I guess that’s because Obama and Trump, as well as their policies, were so similar. That has to be it, doesn’t it? For everyone whose investment fears and hopes to culminate each quadrennial November, what other logical explanation could there be for the stock market’s similar returns during the Obama and Trump years in office? Those two guys must have been practical carbon copies of each other.
There is another possible explanation. It’s just not as simple as most people think or hope it is.
Changes in stock prices are a function of a lot of things, such as corporate earnings, the general cost of money and investor confidence. Each of those factors are determined by things such as the health of the economy, tax policies, commodity prices, currency valuations, consumer prices, interest rates, employment costs, recent history and maybe even the weather. (The New York Stock Exchange building famously has no windows, lest traders be influenced by cloudy days.)
And when measuring the performance of the stock market, the starting point also matters.
A president might indirectly influence two or three of hundreds of influencing variables.

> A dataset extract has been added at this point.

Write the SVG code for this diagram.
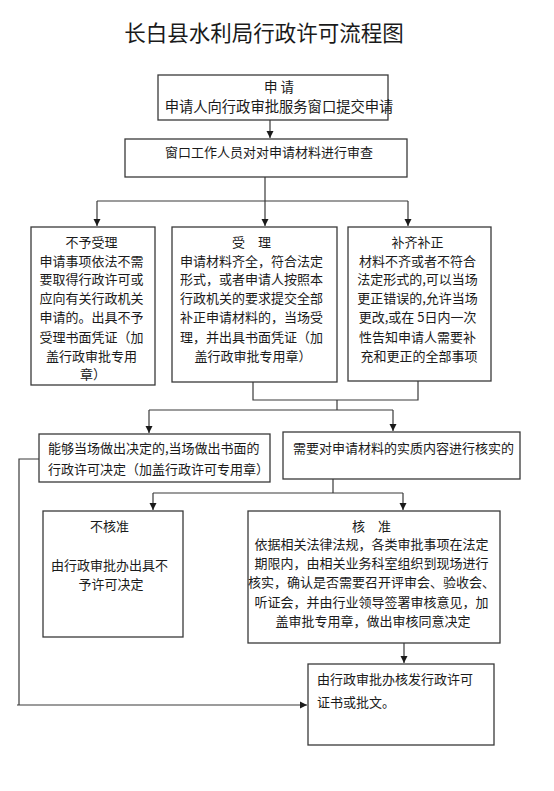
<svg xmlns="http://www.w3.org/2000/svg" width="554" height="791" viewBox="0 0 554 791">
<defs>
<marker id="arr" markerWidth="8" markerHeight="8" refX="7" refY="4" orient="auto" markerUnits="userSpaceOnUse">
<path d="M0,0.5 L7,4 L0,7.5 Z" fill="#1a1a1a"/>
</marker>
<style>
.box{fill:#fff;stroke:#3a3a3a;stroke-width:1.3}
.ln{fill:none;stroke:#3a3a3a;stroke-width:1.2}
.t{font-family:"Noto Sans CJK SC","Noto Sans CJK JP",sans-serif;font-size:13px;fill:#1a1a1a}
.c{text-anchor:middle}
</style>
</defs>
<rect width="554" height="791" fill="#fff"/>
<text x="264" y="41" class="t c" style="font-size:21.5px">长白县水利局行政许可流程图</text>

<g id="connectors">
<path class="ln" d="M270,120 V138" marker-end="url(#arr)"/>
<path class="ln" d="M265,177 V201 M97,201 H408"/>
<path class="ln" d="M97,201 V226" marker-end="url(#arr)"/>
<path class="ln" d="M265,201 V226" marker-end="url(#arr)"/>
<path class="ln" d="M408,201 V226" marker-end="url(#arr)"/>
<path class="ln" d="M253,382 V400 H418 V381 M337,400 V410 M149,410 H393"/>
<path class="ln" d="M149,410 V433" marker-end="url(#arr)"/>
<path class="ln" d="M393,410 V431" marker-end="url(#arr)"/>
<path class="ln" d="M39,459 H19 V705"/>
<path class="ln" d="M17,705 H307" marker-end="url(#arr)"/>
<path class="ln" d="M333,479 V493 M153,493 H403"/>
<path class="ln" d="M153,493 V510" marker-end="url(#arr)"/>
<path class="ln" d="M403,493 V510" marker-end="url(#arr)"/>
<path class="ln" d="M404,643 V663" marker-end="url(#arr)"/>
</g>

<g id="apply">
<rect class="box" x="158" y="75" width="230" height="45"/>
<text x="279" y="92" class="t c" style="font-size:13.5px">申 请</text>
<text x="279" y="112" class="t c" style="font-size:14.3px">申请人向行政审批服务窗口提交申请</text>
</g>

<g id="review">
<rect class="box" x="125" y="139" width="282" height="38"/>
<text x="165" y="157" class="t">窗口工作人员对对申请材料进行审查</text>
</g>

<g id="reject">
<rect class="box" x="31" y="227" width="124" height="158"/>
<text class="t c">
<tspan x="93" y="247">不予受理</tspan>
<tspan x="93" y="266">申请事项依法不需</tspan>
<tspan x="93" y="284">要取得行政许可或</tspan>
<tspan x="93" y="303">应向有关行政机关</tspan>
<tspan x="93" y="322">申请的。出具不予</tspan>
<tspan x="93" y="342">受理书面凭证（加</tspan>
<tspan x="93" y="361">盖行政审批专用</tspan>
<tspan x="93" y="379">章）</tspan>
</text>
</g>

<g id="accept">
<rect class="box" x="172" y="227" width="165" height="155"/>
<text class="t c">
<tspan x="253" y="247">受　理</tspan>
<tspan x="253" y="266">申请材料齐全，符合法定</tspan>
<tspan x="253" y="284">形式，或者申请人按照本</tspan>
<tspan x="253" y="303">行政机关的要求提交全部</tspan>
<tspan x="253" y="322">补正申请材料的，当场受</tspan>
<tspan x="253" y="342">理，并出具书面凭证（加</tspan>
<tspan x="253" y="361">盖行政审批专用章）</tspan>
</text>
</g>

<g id="supplement">
<rect class="box" x="348" y="227" width="143" height="154"/>
<text class="t c">
<tspan x="419" y="247">补齐补正</tspan>
<tspan x="419" y="266">材料不齐或者不符合</tspan>
<tspan x="419" y="284">法定形式的,可以当场</tspan>
<tspan x="419" y="303">更正错误的,允许当场</tspan>
<tspan x="419" y="322">更改,或在 5日内一次</tspan>
<tspan x="419" y="342">性告知申请人需要补</tspan>
<tspan x="419" y="361">充和更正的全部事项</tspan>
</text>
</g>

<g id="onsite">
<rect class="box" x="39" y="434" width="231" height="48"/>
<text class="t">
<tspan x="48" y="453">能够当场做出决定的,当场做出书面的</tspan>
<tspan x="48" y="474">行政许可决定（加盖行政许可专用章）</tspan>
</text>
</g>

<g id="verify">
<rect class="box" x="283" y="432" width="237" height="47"/>
<text x="293" y="453" class="t">需要对申请材料的实质内容进行核实的</text>
</g>

<g id="deny">
<rect class="box" x="43" y="511" width="140" height="126"/>
<text class="t c">
<tspan x="111" y="531">不核准</tspan>
<tspan x="111" y="570">由行政审批办出具不</tspan>
<tspan x="111" y="589">予许可决定</tspan>
</text>
</g>

<g id="approve">
<rect class="box" x="248" y="511" width="252" height="132"/>
<text class="t c">
<tspan x="373" y="531">核　准</tspan>
<tspan x="373" y="549">依据相关法律法规，各类审批事项在法定</tspan>
<tspan x="373" y="568">期限内，由相关业务科室组织到现场进行</tspan>
<tspan x="373" y="587">核实，确认是否需要召开评审会、验收会、</tspan>
<tspan x="373" y="607">听证会，并由行业领导签署审核意见，加</tspan>
<tspan x="373" y="626">盖审批专用章，做出审核同意决定</tspan>
</text>
</g>

<g id="issue">
<rect class="box" x="308" y="664" width="186" height="81"/>
<text class="t">
<tspan x="317" y="684">由行政审批办核发行政许可</tspan>
<tspan x="317" y="707">证书或批文。</tspan>
</text>
</g>
</svg>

People love to offer superficial narratives that satisfy our need for simple explanations. But when the same answer is used to justify opposite outcomes, it explains nothing. As writer H.L. Mencken said, for every complex problem there is an answer that is clear, simple and wrong. Trying to predict future stock prices or explain past ones with a single variable – who is president – is the type of complex problem Mencken describes.